If you’ve had a conversation over the past couple of years with someone regarding greenhouse gases, climate change, or global warming, there’s a good chance that you’ve heard about how much methane is produced by our bovine populations. When you have multiple stomaches and eat as much as cows do you’re going to be “gassy.” That gas produces a lot of methane—truly.
Actually, despite a lot of jokes about farting cows, the bulk of methane emissions— about 90 percent—come from their slightly less impolite burps. According to the United Nations Food and Agriculture Organization (FAO), global livestock collectively burp and poot about seven gigatonnes (that’s seven billion metric tons) of CO2-equivalents each year. About 14.5 percent of anthropogenic greenhouse gas emissions come from livestock. That is more than global car and airplane traffic emissions combined.
While sheep, goats, and buffalo (and giraffes and camels) all generate methane, 65 percent comes from cows. In a recent study, Ken Caldeira of the Carnegie Institution for Science’s Department of Global Ecology pointed out that eating a pound of beef causes more greenhouse warming than burning a gallon of gasoline. Multiply that by the one billion pounds of beef Americans consume each year just at McDonald’s and it begins to add up fast.
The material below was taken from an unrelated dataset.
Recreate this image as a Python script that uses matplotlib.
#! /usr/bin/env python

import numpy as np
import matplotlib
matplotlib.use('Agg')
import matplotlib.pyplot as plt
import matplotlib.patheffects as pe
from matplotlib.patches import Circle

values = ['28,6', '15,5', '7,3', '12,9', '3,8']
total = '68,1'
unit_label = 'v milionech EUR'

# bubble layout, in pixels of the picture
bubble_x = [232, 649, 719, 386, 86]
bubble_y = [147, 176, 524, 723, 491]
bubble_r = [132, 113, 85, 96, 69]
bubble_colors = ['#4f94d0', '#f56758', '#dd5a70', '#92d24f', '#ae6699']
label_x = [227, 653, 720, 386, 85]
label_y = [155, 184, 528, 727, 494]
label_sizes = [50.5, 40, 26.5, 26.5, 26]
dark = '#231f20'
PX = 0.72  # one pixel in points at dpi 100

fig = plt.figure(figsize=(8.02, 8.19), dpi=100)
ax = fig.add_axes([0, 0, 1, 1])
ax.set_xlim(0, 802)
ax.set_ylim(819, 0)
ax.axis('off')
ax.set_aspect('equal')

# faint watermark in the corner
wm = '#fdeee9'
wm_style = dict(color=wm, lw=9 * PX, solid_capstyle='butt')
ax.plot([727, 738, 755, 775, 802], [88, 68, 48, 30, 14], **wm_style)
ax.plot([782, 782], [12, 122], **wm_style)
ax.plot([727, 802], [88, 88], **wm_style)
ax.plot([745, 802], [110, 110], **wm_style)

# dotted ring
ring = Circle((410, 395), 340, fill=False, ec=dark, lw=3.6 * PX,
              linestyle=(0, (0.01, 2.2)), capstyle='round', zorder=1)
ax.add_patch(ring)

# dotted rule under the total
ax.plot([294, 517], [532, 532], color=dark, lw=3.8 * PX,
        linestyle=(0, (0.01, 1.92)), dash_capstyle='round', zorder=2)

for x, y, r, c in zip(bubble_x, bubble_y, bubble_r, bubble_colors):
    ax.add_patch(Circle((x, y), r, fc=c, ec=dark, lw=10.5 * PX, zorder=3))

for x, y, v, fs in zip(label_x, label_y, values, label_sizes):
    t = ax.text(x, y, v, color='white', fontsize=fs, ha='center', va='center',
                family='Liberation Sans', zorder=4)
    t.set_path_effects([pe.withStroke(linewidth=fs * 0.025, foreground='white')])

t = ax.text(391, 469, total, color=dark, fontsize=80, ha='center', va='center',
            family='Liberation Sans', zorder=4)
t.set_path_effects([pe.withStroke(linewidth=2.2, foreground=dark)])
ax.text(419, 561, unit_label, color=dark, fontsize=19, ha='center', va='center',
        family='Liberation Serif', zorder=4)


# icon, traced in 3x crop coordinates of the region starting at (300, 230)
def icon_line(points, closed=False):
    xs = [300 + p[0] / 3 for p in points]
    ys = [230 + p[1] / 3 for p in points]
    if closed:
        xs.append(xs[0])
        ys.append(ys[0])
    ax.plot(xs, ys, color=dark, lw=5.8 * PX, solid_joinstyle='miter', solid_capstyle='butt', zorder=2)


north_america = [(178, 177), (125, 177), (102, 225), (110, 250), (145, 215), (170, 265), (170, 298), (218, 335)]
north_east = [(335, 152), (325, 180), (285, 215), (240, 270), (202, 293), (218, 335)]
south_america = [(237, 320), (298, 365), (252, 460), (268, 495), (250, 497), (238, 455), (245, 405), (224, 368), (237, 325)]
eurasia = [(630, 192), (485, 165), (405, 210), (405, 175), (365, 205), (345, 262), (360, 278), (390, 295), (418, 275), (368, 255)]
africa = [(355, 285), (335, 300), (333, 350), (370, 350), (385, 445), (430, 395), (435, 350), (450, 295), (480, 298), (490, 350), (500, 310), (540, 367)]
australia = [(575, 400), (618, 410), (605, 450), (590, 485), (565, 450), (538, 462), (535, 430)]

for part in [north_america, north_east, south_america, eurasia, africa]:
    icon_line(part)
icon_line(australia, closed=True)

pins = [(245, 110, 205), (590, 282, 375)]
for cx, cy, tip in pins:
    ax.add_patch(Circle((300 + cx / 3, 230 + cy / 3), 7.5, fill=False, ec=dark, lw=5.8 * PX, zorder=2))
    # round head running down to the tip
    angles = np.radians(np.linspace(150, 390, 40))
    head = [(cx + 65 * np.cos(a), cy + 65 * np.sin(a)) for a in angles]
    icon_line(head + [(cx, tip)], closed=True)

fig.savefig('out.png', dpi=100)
According to the Irish Times, since 2012, there has been anecdotal evidence that suggests that cows who eat a little bit of seaweed are both healthier and less prone to producing so much gas. And now there is more than just the a few examples told by farmers.
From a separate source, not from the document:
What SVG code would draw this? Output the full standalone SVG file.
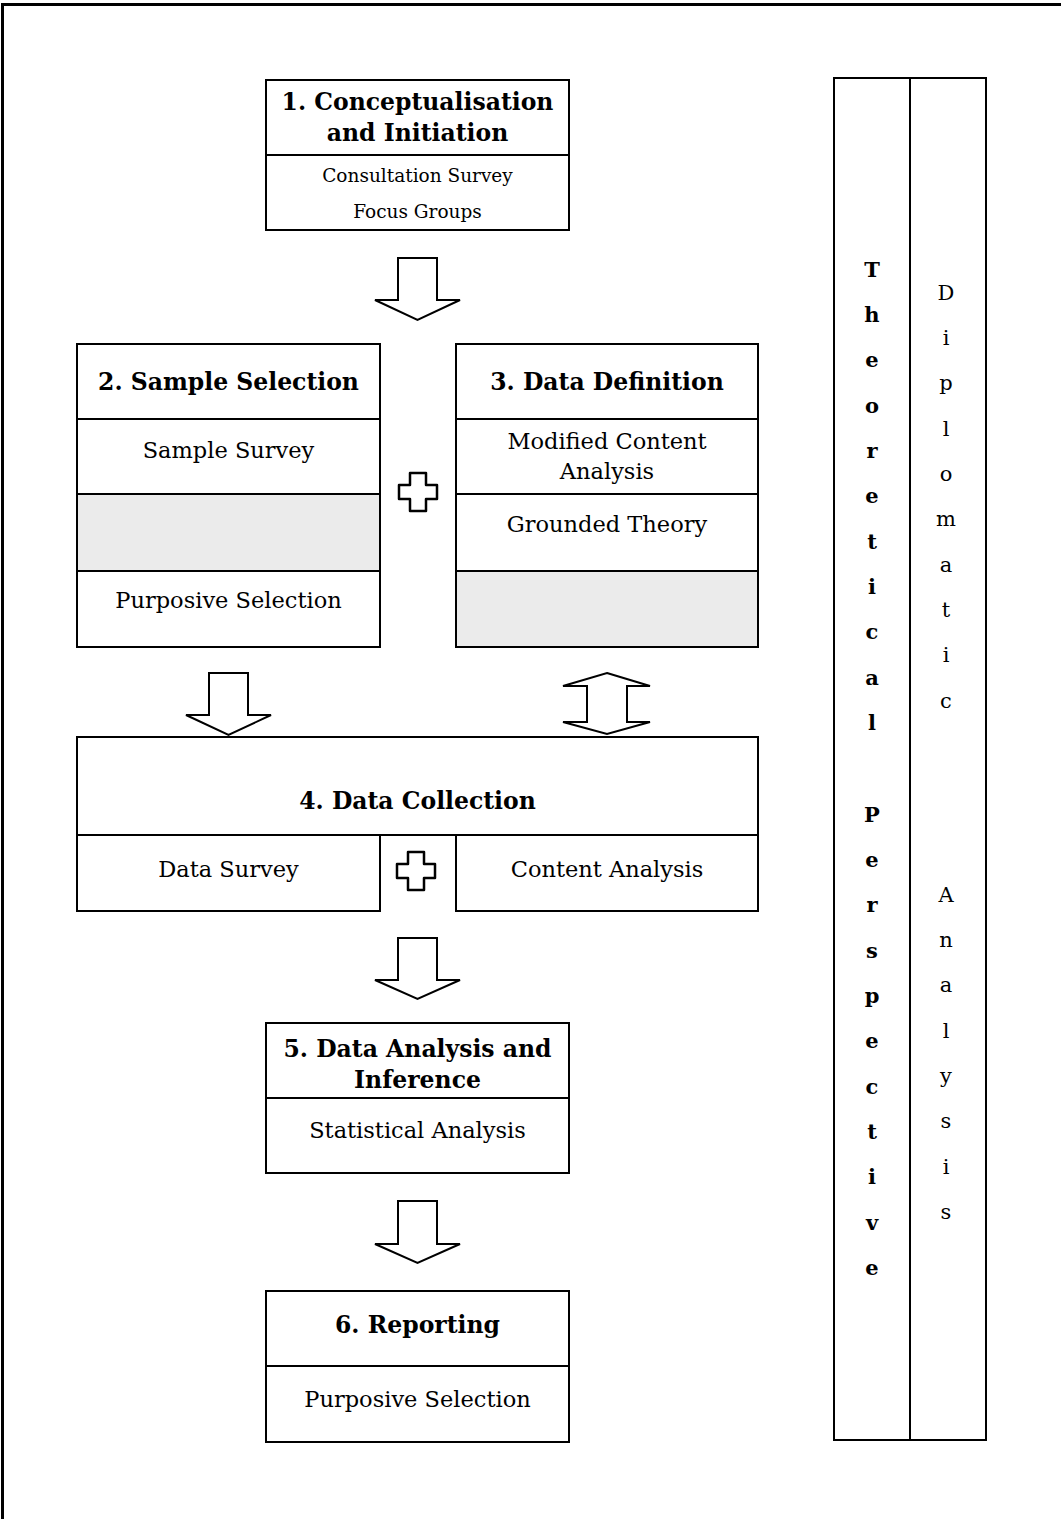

Researchers at James Cook University in Queensland, Australia, found the addition of less than 2 per cent dried seaweed to a cow’s diet could reduce their methane emissions by as much as 99 per cent.
The study builds on the experience of a Canadian farmer who discovered in 2012 that cattle eating wind-blown seaweed were not just more healthy than others, but enjoyed a longer mating cycle. Researchers Rob Kinley and Alan Fredeen subsequently confirmed the results as well as finding seaweeds and similar plants reduced methane emissions.
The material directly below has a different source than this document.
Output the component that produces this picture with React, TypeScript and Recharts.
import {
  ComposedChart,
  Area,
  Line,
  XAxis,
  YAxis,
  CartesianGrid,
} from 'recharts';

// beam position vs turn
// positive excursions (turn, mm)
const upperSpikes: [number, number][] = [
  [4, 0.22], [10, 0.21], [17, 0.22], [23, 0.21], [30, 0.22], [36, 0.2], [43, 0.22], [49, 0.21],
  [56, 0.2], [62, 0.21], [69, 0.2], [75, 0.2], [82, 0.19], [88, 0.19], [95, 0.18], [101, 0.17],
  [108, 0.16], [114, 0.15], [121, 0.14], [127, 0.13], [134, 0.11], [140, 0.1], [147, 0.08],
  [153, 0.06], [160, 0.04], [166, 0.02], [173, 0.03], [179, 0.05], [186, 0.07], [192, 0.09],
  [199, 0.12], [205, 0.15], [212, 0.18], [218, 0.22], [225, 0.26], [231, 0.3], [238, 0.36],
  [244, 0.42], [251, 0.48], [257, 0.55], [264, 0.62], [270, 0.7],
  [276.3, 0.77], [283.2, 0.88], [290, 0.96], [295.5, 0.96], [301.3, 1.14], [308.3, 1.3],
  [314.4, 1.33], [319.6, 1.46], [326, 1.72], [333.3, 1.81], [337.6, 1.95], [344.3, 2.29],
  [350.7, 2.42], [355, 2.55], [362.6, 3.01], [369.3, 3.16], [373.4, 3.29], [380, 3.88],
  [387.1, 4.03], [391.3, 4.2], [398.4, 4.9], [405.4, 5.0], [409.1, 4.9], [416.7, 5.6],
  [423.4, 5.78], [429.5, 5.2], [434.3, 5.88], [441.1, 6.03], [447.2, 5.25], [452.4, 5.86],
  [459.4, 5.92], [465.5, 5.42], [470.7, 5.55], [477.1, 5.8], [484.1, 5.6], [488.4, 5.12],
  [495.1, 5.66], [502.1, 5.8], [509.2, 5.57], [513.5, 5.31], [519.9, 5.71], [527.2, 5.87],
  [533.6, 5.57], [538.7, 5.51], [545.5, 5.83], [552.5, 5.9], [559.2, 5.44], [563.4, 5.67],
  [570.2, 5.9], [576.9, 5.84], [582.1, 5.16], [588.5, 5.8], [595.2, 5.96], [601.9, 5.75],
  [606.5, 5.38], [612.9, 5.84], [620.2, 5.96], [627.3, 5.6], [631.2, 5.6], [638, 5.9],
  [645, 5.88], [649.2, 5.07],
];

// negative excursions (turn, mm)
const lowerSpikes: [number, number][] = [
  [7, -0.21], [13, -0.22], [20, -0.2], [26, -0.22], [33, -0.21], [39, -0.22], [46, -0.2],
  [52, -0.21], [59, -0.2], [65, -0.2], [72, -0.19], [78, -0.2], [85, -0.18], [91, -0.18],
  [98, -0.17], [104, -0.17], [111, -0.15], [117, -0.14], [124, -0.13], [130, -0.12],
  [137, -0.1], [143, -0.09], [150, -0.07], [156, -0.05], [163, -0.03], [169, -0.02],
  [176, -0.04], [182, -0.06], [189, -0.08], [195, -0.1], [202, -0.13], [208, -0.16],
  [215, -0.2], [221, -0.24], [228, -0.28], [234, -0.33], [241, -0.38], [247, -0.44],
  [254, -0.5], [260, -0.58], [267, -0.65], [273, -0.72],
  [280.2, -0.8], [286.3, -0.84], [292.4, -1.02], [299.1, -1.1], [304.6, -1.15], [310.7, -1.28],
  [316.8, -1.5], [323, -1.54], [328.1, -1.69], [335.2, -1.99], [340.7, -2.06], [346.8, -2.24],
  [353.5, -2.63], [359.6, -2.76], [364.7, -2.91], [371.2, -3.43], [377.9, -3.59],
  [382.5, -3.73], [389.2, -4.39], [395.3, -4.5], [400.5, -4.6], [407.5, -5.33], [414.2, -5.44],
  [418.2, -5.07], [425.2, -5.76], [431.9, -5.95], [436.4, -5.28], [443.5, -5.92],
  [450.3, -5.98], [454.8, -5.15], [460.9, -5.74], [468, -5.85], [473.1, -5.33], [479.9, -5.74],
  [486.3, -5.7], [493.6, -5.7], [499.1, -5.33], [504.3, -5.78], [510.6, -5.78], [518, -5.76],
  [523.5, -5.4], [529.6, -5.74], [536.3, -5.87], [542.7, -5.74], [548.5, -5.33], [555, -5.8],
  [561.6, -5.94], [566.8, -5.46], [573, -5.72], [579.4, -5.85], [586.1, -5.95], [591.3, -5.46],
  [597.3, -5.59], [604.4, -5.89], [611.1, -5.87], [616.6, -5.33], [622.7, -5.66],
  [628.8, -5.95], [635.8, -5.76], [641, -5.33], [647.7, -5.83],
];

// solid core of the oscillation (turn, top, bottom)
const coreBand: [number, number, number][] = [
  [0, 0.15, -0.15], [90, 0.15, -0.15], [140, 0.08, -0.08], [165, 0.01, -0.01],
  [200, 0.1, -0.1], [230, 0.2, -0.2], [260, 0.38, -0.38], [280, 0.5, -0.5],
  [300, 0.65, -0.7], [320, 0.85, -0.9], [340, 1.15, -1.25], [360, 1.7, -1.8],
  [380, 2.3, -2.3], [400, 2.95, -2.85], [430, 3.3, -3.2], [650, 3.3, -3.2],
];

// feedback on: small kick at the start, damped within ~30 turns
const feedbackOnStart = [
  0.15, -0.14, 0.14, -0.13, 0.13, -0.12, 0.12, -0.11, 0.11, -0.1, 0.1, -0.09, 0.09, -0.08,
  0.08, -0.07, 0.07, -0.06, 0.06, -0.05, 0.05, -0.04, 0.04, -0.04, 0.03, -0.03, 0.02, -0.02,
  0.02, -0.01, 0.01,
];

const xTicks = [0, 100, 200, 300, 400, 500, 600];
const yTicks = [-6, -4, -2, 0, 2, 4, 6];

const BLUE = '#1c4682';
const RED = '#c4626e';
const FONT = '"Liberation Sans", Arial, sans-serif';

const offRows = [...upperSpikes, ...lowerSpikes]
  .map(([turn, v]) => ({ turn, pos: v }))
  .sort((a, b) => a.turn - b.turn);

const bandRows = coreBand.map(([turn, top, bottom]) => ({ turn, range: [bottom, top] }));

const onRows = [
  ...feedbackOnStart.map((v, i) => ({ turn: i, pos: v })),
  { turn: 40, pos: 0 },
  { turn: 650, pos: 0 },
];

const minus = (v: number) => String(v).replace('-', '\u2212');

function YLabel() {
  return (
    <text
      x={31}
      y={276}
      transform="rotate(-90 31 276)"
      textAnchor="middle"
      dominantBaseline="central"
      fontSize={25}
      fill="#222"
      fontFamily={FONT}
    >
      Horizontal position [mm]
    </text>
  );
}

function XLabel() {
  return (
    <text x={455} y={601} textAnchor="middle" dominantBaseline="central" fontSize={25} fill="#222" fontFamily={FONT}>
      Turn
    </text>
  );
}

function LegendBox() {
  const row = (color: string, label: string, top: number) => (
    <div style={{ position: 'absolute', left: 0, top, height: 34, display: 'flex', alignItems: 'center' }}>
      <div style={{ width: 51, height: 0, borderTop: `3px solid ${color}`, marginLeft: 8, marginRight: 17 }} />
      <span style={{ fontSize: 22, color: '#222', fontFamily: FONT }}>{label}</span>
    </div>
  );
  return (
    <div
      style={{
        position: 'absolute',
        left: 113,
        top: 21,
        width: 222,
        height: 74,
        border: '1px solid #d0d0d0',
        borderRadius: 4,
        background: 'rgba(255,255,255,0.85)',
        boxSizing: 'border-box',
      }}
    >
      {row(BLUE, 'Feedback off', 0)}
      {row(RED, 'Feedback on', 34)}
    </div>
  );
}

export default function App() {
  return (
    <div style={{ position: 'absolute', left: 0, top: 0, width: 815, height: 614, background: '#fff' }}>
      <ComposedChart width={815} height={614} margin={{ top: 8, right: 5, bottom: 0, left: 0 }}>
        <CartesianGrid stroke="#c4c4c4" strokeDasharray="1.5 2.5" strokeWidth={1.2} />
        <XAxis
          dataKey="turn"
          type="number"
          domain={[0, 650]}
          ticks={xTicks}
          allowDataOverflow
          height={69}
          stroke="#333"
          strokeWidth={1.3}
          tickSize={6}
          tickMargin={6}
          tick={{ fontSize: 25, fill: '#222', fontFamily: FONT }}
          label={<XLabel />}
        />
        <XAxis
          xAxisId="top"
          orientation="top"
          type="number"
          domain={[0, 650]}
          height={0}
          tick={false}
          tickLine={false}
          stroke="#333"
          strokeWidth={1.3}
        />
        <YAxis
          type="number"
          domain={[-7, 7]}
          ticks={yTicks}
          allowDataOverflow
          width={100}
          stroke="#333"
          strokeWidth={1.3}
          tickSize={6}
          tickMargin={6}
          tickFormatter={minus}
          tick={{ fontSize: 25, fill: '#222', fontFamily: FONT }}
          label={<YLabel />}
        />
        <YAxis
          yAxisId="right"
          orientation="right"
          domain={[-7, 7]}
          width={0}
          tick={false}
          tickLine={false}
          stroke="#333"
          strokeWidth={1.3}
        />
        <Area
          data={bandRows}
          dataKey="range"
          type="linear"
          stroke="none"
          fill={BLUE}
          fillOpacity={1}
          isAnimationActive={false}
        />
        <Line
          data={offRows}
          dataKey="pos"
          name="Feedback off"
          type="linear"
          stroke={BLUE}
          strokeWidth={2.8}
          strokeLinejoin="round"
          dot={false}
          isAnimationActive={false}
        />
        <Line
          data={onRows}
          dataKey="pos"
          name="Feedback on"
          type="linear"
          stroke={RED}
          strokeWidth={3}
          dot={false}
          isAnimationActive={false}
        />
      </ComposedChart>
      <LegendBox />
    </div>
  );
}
This was further substantiated by the Australian study, which was led by Prof of Aquaculture Rocky De Nys in collaboration with the Commonwealth Scientific and Industrial Research Organisation.
The Australian study was reported on last year by National Geographic, where the results were pretty impressive.
The crucial research, by Robert Kinley of CSIRO and Rocky De Nys, professor of aquaculture at Australia’s James Cook University, and colleagues, involved testing some 20 different species of seaweed in artificial cow stomachs—that is, a mix of rumen and microbes that mimics the behavior of a cow stomach in a bottle. When grass or feed is added to this in vitro tummy, fermentation takes place and the scientists are able to measure the resulting methane output. In the presence of Asparagopsis taxiformis—described by De Nys as “a real stand-out” among the tested seaweeds— methane production was cut by 99 percent. Experiments in sheep showed that if dried Asparagopsis taxiformis seaweed made up just 2 percent of total feed, methane emissions drop by 70 percent. It can be added as a sprinkle, De Nys says, just as you might add a smattering of herbs to roast chicken.
Ireland has a history of harvesting seaweed and so trying to figure out a way to make this work will most likely be a case of connecting very few dots, but since most of the world’s countries have seaweed at at least one border, this isn’t impossible. Making these kinds of changes are essential going forward, and even more pressing as we face a ruling political party that seems hellbent on setting our planet on fire.